-- START --

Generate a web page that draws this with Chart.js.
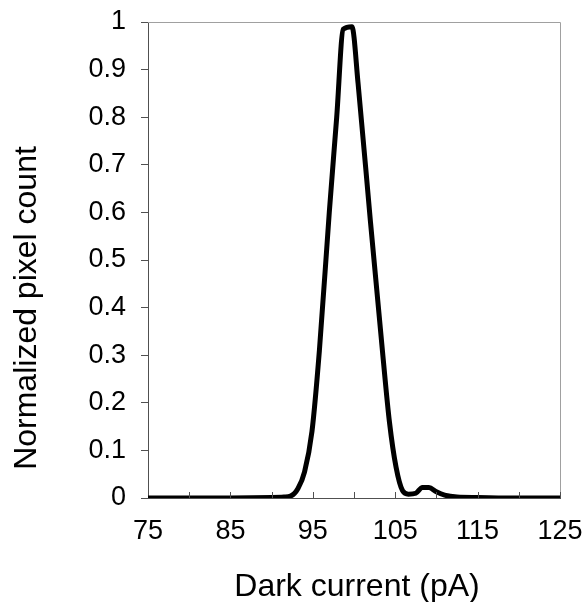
<!DOCTYPE html>
<html>
<head>
<meta charset="utf-8">
<script src="https://cdn.jsdelivr.net/npm/chart.js@4"></script>
<style>
  html, body { margin: 0; padding: 0; background: #fff; }
  #wrap { width: 585px; height: 602px; }
</style>
</head>
<body>
<div id="wrap"><canvas id="chart" width="585" height="602"></canvas></div>
<script>
// dark current (pA) and normalized pixel count
const darkCurrent = [75, 80, 85, 90, 91.5, 92.3, 93.2, 94.0, 94.9, 95.8, 97.0, 97.9, 98.7, 99.75,
    100.5, 102.0, 103.5, 104.3, 105.1, 105.9, 106.6, 107.5, 108.3, 109.1, 110.0, 111.0, 112.5, 115, 120, 125];
const pixelCount = [0, 0, 0, 0.001, 0.002, 0.004, 0.02, 0.055, 0.14, 0.31, 0.6, 0.8, 0.985, 0.99,
    0.87, 0.58, 0.3, 0.16, 0.065, 0.015, 0.008, 0.01, 0.022, 0.022, 0.013, 0.006, 0.002, 0.001, 0, 0];
const xLabels = [75, 85, 95, 105, 115, 125];

const FONT = 'Liberation Sans, Arial, sans-serif';

// frame, inward x ticks and axis titles
const extras = {
    id: 'extras',
    afterDraw(chart) {
        const { ctx, chartArea: a, scales } = chart;
        ctx.save();
        ctx.strokeStyle = '#a0a0a0';
        ctx.lineWidth = 1;
        ctx.beginPath();
        ctx.moveTo(a.left, a.top + 0.5);
        ctx.lineTo(a.right + 0.5, a.top + 0.5);
        ctx.lineTo(a.right + 0.5, a.bottom);
        ctx.stroke();

        ctx.strokeStyle = '#505050';
        ctx.beginPath();
        for (let v = 80; v <= 125; v += 5) {
            const px = Math.round(scales.x.getPixelForValue(v)) + 0.5;
            ctx.moveTo(px, a.bottom);
            ctx.lineTo(px, a.bottom - 6);
        }
        ctx.stroke();

        ctx.fillStyle = '#000';
        ctx.font = '32px ' + FONT;
        ctx.textAlign = 'center';
        ctx.textBaseline = 'alphabetic';
        ctx.fillText('Dark current (pA)', (a.left + a.right) / 2 + 3, 596);

        ctx.translate(36, 308);
        ctx.rotate(-Math.PI / 2);
        ctx.fillText('Normalized pixel count', 0, 0);
        ctx.restore();
    }
};

new Chart(document.getElementById('chart'), {
    type: 'line',
    data: {
        datasets: [{
            data: darkCurrent.map((x, i) => ({ x: x, y: pixelCount[i] })),
            borderColor: '#000',
            borderWidth: 5,
            pointRadius: 0,
            cubicInterpolationMode: 'monotone',
            borderJoinStyle: 'round',
            borderCapStyle: 'round',
            fill: false
        }]
    },
    options: {
        responsive: false,
        animation: false,
        layout: { padding: { top: 22, right: 25, left: 0, bottom: 0 } },
        plugins: { legend: { display: false }, tooltip: { enabled: false } },
        scales: {
            x: {
                type: 'linear',
                min: 75,
                max: 125,
                afterFit: s => { s.height = 104; s.paddingLeft = 0; s.paddingRight = 0; },
                afterBuildTicks: s => { s.ticks = xLabels.map(v => ({ value: v })); },
                ticks: {
                    color: '#000',
                    font: { family: FONT, size: 27 },
                    padding: 17,
                    maxRotation: 0,
                    autoSkip: false
                },
                grid: { display: false, drawTicks: false },
                border: { display: true, color: '#505050', width: 1 }
            },
            y: {
                min: 0,
                max: 1,
                afterFit: s => { s.width = 148; s.paddingTop = 0; s.paddingBottom = 0; },
                ticks: {
                    stepSize: 0.1,
                    color: '#000',
                    font: { family: FONT, size: 27 },
                    padding: 15,
                    callback: v => String(Number(v.toFixed(1)))
                },
                grid: { drawOnChartArea: false, drawTicks: true, tickLength: 7, color: '#505050' },
                border: { display: true, color: '#505050', width: 1 }
            }
        }
    },
    plugins: [extras]
});
</script>
</body>
</html>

-- END --

### Your instructions
Copy out all the data without changing anything, and drop the pictures.

### Solution to this problem
Generate a web page that draws this with Chart.js.
<!DOCTYPE html>
<html>
<head>
<meta charset="utf-8">
<script src="https://cdn.jsdelivr.net/npm/chart.js@4"></script>
<style>
  html, body { margin: 0; padding: 0; background: #fff; }
  #wrap { width: 585px; height: 602px; }
</style>
</head>
<body>
<div id="wrap"><canvas id="chart" width="585" height="602"></canvas></div>
<script>
// dark current (pA) and normalized pixel count
const darkCurrent = [75, 80, 85, 90, 91.5, 92.3, 93.2, 94.0, 94.9, 95.8, 97.0, 97.9, 98.7, 99.75,
    100.5, 102.0, 103.5, 104.3, 105.1, 105.9, 106.6, 107.5, 108.3, 109.1, 110.0, 111.0, 112.5, 115, 120, 125];
const pixelCount = [0, 0, 0, 0.001, 0.002, 0.004, 0.02, 0.055, 0.14, 0.31, 0.6, 0.8, 0.985, 0.99,
    0.87, 0.58, 0.3, 0.16, 0.065, 0.015, 0.008, 0.01, 0.022, 0.022, 0.013, 0.006, 0.002, 0.001, 0, 0];
const xLabels = [75, 85, 95, 105, 115, 125];

const FONT = 'Liberation Sans, Arial, sans-serif';

// frame, inward x ticks and axis titles
const extras = {
    id: 'extras',
    afterDraw(chart) {
        const { ctx, chartArea: a, scales } = chart;
        ctx.save();
        ctx.strokeStyle = '#a0a0a0';
        ctx.lineWidth = 1;
        ctx.beginPath();
        ctx.moveTo(a.left, a.top + 0.5);
        ctx.lineTo(a.right + 0.5, a.top + 0.5);
        ctx.lineTo(a.right + 0.5, a.bottom);
        ctx.stroke();

        ctx.strokeStyle = '#505050';
        ctx.beginPath();
        for (let v = 80; v <= 125; v += 5) {
            const px = Math.round(scales.x.getPixelForValue(v)) + 0.5;
            ctx.moveTo(px, a.bottom);
            ctx.lineTo(px, a.bottom - 6);
        }
        ctx.stroke();

        ctx.fillStyle = '#000';
        ctx.font = '32px ' + FONT;
        ctx.textAlign = 'center';
        ctx.textBaseline = 'alphabetic';
        ctx.fillText('Dark current (pA)', (a.left + a.right) / 2 + 3, 596);

        ctx.translate(36, 308);
        ctx.rotate(-Math.PI / 2);
        ctx.fillText('Normalized pixel count', 0, 0);
        ctx.restore();
    }
};

new Chart(document.getElementById('chart'), {
    type: 'line',
    data: {
        datasets: [{
            data: darkCurrent.map((x, i) => ({ x: x, y: pixelCount[i] })),
            borderColor: '#000',
            borderWidth: 5,
            pointRadius: 0,
            cubicInterpolationMode: 'monotone',
            borderJoinStyle: 'round',
            borderCapStyle: 'round',
            fill: false
        }]
    },
    options: {
        responsive: false,
        animation: false,
        layout: { padding: { top: 22, right: 25, left: 0, bottom: 0 } },
        plugins: { legend: { display: false }, tooltip: { enabled: false } },
        scales: {
            x: {
                type: 'linear',
                min: 75,
                max: 125,
                afterFit: s => { s.height = 104; s.paddingLeft = 0; s.paddingRight = 0; },
                afterBuildTicks: s => { s.ticks = xLabels.map(v => ({ value: v })); },
                ticks: {
                    color: '#000',
                    font: { family: FONT, size: 27 },
                    padding: 17,
                    maxRotation: 0,
                    autoSkip: false
                },
                grid: { display: false, drawTicks: false },
                border: { display: true, color: '#505050', width: 1 }
            },
            y: {
                min: 0,
                max: 1,
                afterFit: s => { s.width = 148; s.paddingTop = 0; s.paddingBottom = 0; },
                ticks: {
                    stepSize: 0.1,
                    color: '#000',
                    font: { family: FONT, size: 27 },
                    padding: 15,
                    callback: v => String(Number(v.toFixed(1)))
                },
                grid: { drawOnChartArea: false, drawTicks: true, tickLength: 7, color: '#505050' },
                border: { display: true, color: '#505050', width: 1 }
            }
        }
    },
    plugins: [extras]
});
</script>
</body>
</html>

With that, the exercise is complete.